His first supervisor encouraged his thinking, so a NIF comic book “was always… kind of percolating in the back of my head. It was just waiting for the perfect moment to come out.”

Including cover and back pages, the comic is 12 pages long. In easy-to-read speech bubbles, a young woman guide answers visitors’ questions about how lasers differ from flashlights, where lasers are used in the everyday world, and how the National Ignition Facility advances science.

Gee-whiz one-liners include the observation that when its beams hit a tiny target, “For a split second, NIF is the hottest place in the entire solar system!”

One panel has a child imaging sci-fi applications, like wielding a laser sword or laser blaster. "Pew! pew!" he says in imitation of firing a laser gun, while a more mature colleague apologizes for his television-stimulated imagination.

There are serious illustrations as well, all with non-technical language covering key features of the laser's operations. The back page offers highly simplified explanations of key concepts like ignition, as well as offering information about student internships.

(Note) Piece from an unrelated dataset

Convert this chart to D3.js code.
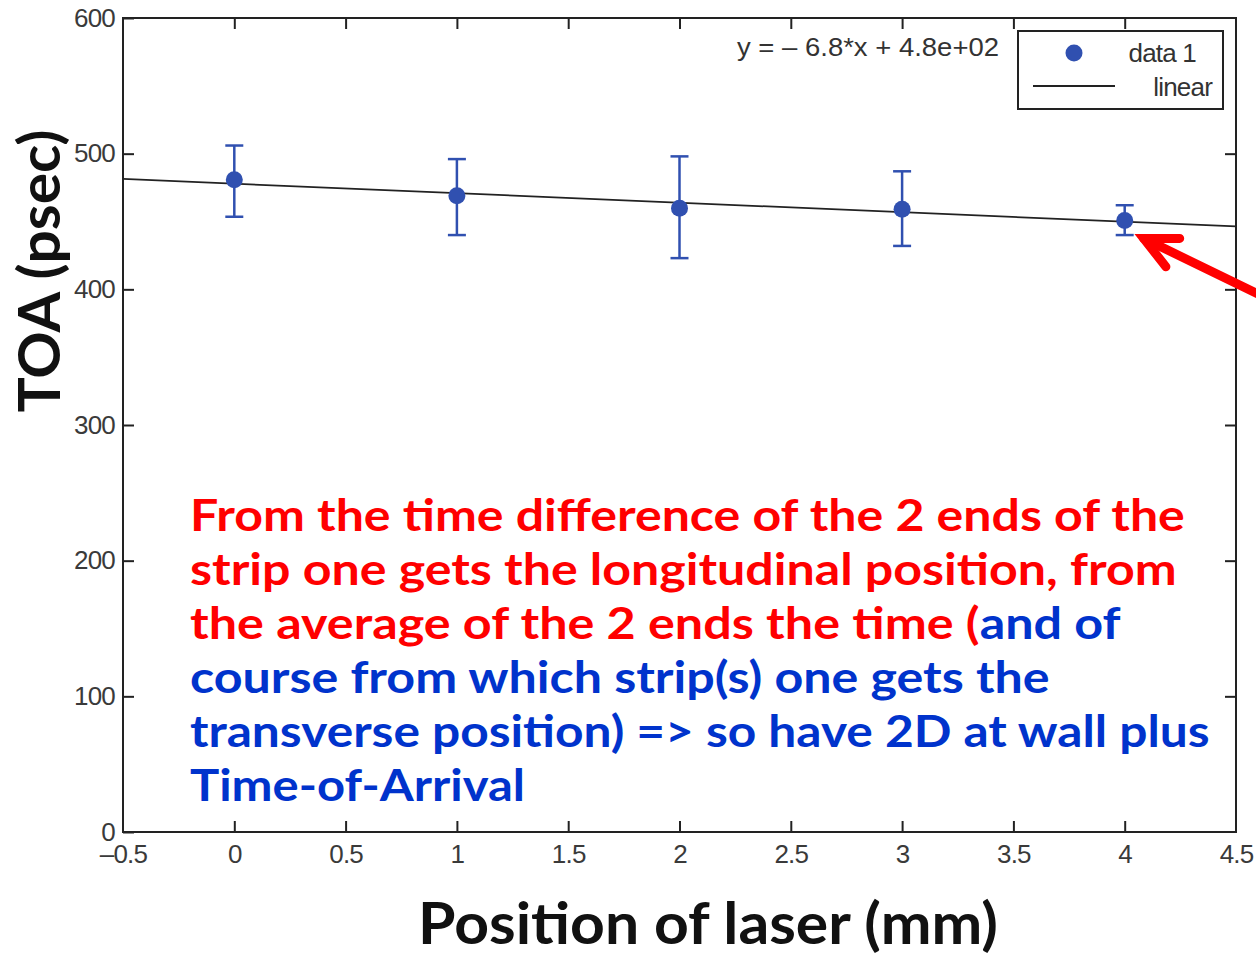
<!DOCTYPE html>
<meta charset="utf-8">
<style>
  body { margin: 0; background: #fff; }
  .tick text { font-family: "Liberation Sans", Arial, sans-serif; font-size: 26px; fill: #3a3a3a; letter-spacing: -0.8px; }
  .tick line { stroke: #222; stroke-width: 2; }
</style>
<body>
<script src="https://cdnjs.cloudflare.com/ajax/libs/d3/7.8.5/d3.min.js"></script>
<script>

var width = 1256,
    height = 955;

var margin = {top: 18, right: 20, bottom: 123, left: 123};

// laser position (mm) and time of arrival (psec)
var positions = [0, 1, 2, 3, 4];
var toa       = [480.8, 469, 459.7, 459, 450.8];
var errLow    = [453.5, 440, 423, 432, 440];
var errHigh   = [506, 496, 498, 487, 462];

var xTicks = [-0.5, 0, 0.5, 1, 1.5, 2, 2.5, 3, 3.5, 4, 4.5];
var yTicks = [0, 100, 200, 300, 400, 500, 600];

var fitLabel = "y = \u2013 6.8*x + 4.8e+02";

// annotation text, one entry per line, split by colour
var red = "#ff0000", blue = "#0033cc";
var noteLines = [
  [["From the time difference of the 2 ends of the", red]],
  [["strip one gets the longitudinal position, from", red]],
  [["the average of the 2 ends the time (", red], ["and of", blue]],
  [["course from which strip(s) one gets the", blue]],
  [["transverse position) => so have 2D at wall plus", blue]],
  [["Time-of-Arrival", blue]]
];
var noteWidths = [995, 987, 930, 860, 1020, 335];

var x = d3.scaleLinear().domain([-0.5, 4.5]).range([margin.left, width - margin.right]);
var y = d3.scaleLinear().domain([0, 600]).range([height - margin.bottom, margin.top]);

var svg = d3.select("body").append("svg")
    .attr("width", width)
    .attr("height", height);

var fmt = function(d) { return d < 0 ? "\u2013" + Math.abs(d) : String(d); };

// axes, ticks pointing inward on all four sides
svg.append("g")
    .attr("transform", "translate(0," + y(0) + ")")
    .call(d3.axisBottom(x).tickValues(xTicks).tickFormat(fmt).tickSizeInner(-11).tickSizeOuter(0).tickPadding(13))
    .call(function(g) { g.select(".domain").remove(); });

svg.append("g")
    .attr("transform", "translate(0," + y(600) + ")")
    .call(d3.axisTop(x).tickValues(xTicks.slice(1, -1)).tickFormat("").tickSizeInner(-11).tickSizeOuter(0))
    .call(function(g) { g.select(".domain").remove(); });

svg.append("g")
    .attr("transform", "translate(" + x(-0.5) + ",0)")
    .call(d3.axisLeft(y).tickValues(yTicks).tickSizeInner(-11).tickSizeOuter(0).tickPadding(8))
    .call(function(g) { g.select(".domain").remove(); });

svg.append("g")
    .attr("transform", "translate(" + x(4.5) + ",0)")
    .call(d3.axisRight(y).tickValues(yTicks.slice(1, -1)).tickFormat("").tickSizeInner(-11).tickSizeOuter(0))
    .call(function(g) { g.select(".domain").remove(); });

svg.selectAll(".tick line").filter(function(d) { return d === -0.5 || d === 4.5; }).remove();

svg.append("rect")
    .attr("x", x(-0.5)).attr("y", y(600))
    .attr("width", x(4.5) - x(-0.5)).attr("height", y(0) - y(600))
    .attr("fill", "none").attr("stroke", "#222").attr("stroke-width", 2);

// least squares fit
var mx = d3.mean(positions), my = d3.mean(toa);
var slope = d3.sum(positions, function(p, i) { return (p - mx) * (toa[i] - my); }) /
            d3.sum(positions, function(p) { return (p - mx) * (p - mx); });
var icpt = my - slope * mx;

svg.append("line")
    .attr("x1", x(-0.5)).attr("y1", y(icpt + slope * -0.5))
    .attr("x2", x(4.5)).attr("y2", y(icpt + slope * 4.5))
    .attr("stroke", "#222").attr("stroke-width", 1.8);

// error bars and points
var dotColor = "#3050b0";
var bars = svg.append("g").selectAll("g")
    .data(positions)
  .enter().append("g")
    .attr("stroke", dotColor).attr("stroke-width", 2.5);

bars.append("line")
    .attr("x1", function(d) { return x(d); }).attr("x2", function(d) { return x(d); })
    .attr("y1", function(d, i) { return y(errLow[i]); }).attr("y2", function(d, i) { return y(errHigh[i]); });
bars.append("line")
    .attr("x1", function(d) { return x(d) - 9; }).attr("x2", function(d) { return x(d) + 9; })
    .attr("y1", function(d, i) { return y(errLow[i]); }).attr("y2", function(d, i) { return y(errLow[i]); });
bars.append("line")
    .attr("x1", function(d) { return x(d) - 9; }).attr("x2", function(d) { return x(d) + 9; })
    .attr("y1", function(d, i) { return y(errHigh[i]); }).attr("y2", function(d, i) { return y(errHigh[i]); });

svg.append("g").selectAll("circle")
    .data(positions)
  .enter().append("circle")
    .attr("cx", function(d) { return x(d); })
    .attr("cy", function(d, i) { return y(toa[i]); })
    .attr("r", 8.5)
    .attr("fill", dotColor);

// fit equation
svg.append("text")
    .attr("x", 737).attr("y", 56)
    .attr("textLength", 262).attr("lengthAdjust", "spacingAndGlyphs")
    .style("font-family", "Liberation Sans, Arial, sans-serif")
    .style("font-size", "26px").style("fill", "#333")
    .text(fitLabel);

// legend
var lg = svg.append("g").attr("transform", "translate(1018,31)");
lg.append("rect").attr("width", 205).attr("height", 78)
    .attr("fill", "#fff").attr("stroke", "#222").attr("stroke-width", 2);
lg.append("circle").attr("cx", 56).attr("cy", 22).attr("r", 8.5).attr("fill", dotColor);
lg.append("line").attr("x1", 15).attr("x2", 97).attr("y1", 55).attr("y2", 55)
    .attr("stroke", "#222").attr("stroke-width", 1.8);
lg.selectAll("text")
    .data(["data 1", "linear"])
  .enter().append("text")
    .attr("x", function(d, i) { return i ? 194 : 178; })
    .attr("y", function(d, i) { return 31 + i * 34; })
    .attr("text-anchor", "end")
    .style("font-family", "Liberation Sans, Arial, sans-serif")
    .style("font-size", "26px").style("fill", "#333").style("letter-spacing", "-0.8px")
    .text(function(d) { return d; });

// axis titles
var title = function(sel, w) {
  sel.style("font-family", "Lato, 'Open Sans', sans-serif")
     .style("font-weight", "bold").style("font-size", "58px").style("fill", "#111")
     .attr("text-anchor", "middle")
     .attr("textLength", w).attr("lengthAdjust", "spacingAndGlyphs");
};
svg.append("text").attr("x", 708).attr("y", 944).call(title, 580).text("Position of laser (mm)");
svg.append("text").attr("transform", "translate(60,271) rotate(-90)").call(title, 283).text("TOA (psec)");

// annotation
noteLines.forEach(function(segs, i) {
  var t = svg.append("text")
      .style("font-family", "Lato, 'Open Sans', sans-serif")
      .style("font-weight", "bold").style("font-size", "44px");
  segs.forEach(function(s) { t.append("tspan").attr("fill", s[1]).text(s[0]); });
  var w = t.node().getComputedTextLength();
  t.attr("transform", "translate(190," + (531 + i * 54) + ") scale(" + (noteWidths[i] / w) + ",1)");
});

// red arrow pointing at the last point
var tip = [x(positions[4]) + 19, y(toa[4]) + 18];
var ang = Math.atan2(55, 113), armA = 26 * Math.PI / 180, arm = 36;
var arrow = svg.append("g").attr("stroke", "#ff0000").attr("stroke-width", 9)
    .attr("stroke-linecap", "round").attr("fill", "none");
arrow.append("line")
    .attr("x1", tip[0]).attr("y1", tip[1])
    .attr("x2", tip[0] + 140 * Math.cos(ang)).attr("y2", tip[1] + 140 * Math.sin(ang));
arrow.append("path")
    .attr("stroke-linejoin", "miter")
    .attr("d", "M" + (tip[0] + arm * Math.cos(ang - armA)) + "," + (tip[1] + arm * Math.sin(ang - armA)) +
               "L" + tip[0] + "," + tip[1] +
               "L" + (tip[0] + arm * Math.cos(ang + armA)) + "," + (tip[1] + arm * Math.sin(ang + armA)));

</script>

Years ago, color publishing was anathema among government agencies and contractors like LLNL because of the appearance, if not the reality, of high cost.

Documents were typically black-and-white. Printers would win jobs after a public bidding process that often generated many more copies of the publication than were needed or used.

Today, publications like the comic book can be printed digitally in-house for the cost of materials, which means there is essentially no cost penalty for printing in color, Jett said.

In addition, the rise of print-on-demand technology has made it unnecessary to guess at how many copies will be needed. Ten or 20 or 100 more copies can be printed as soon as needed.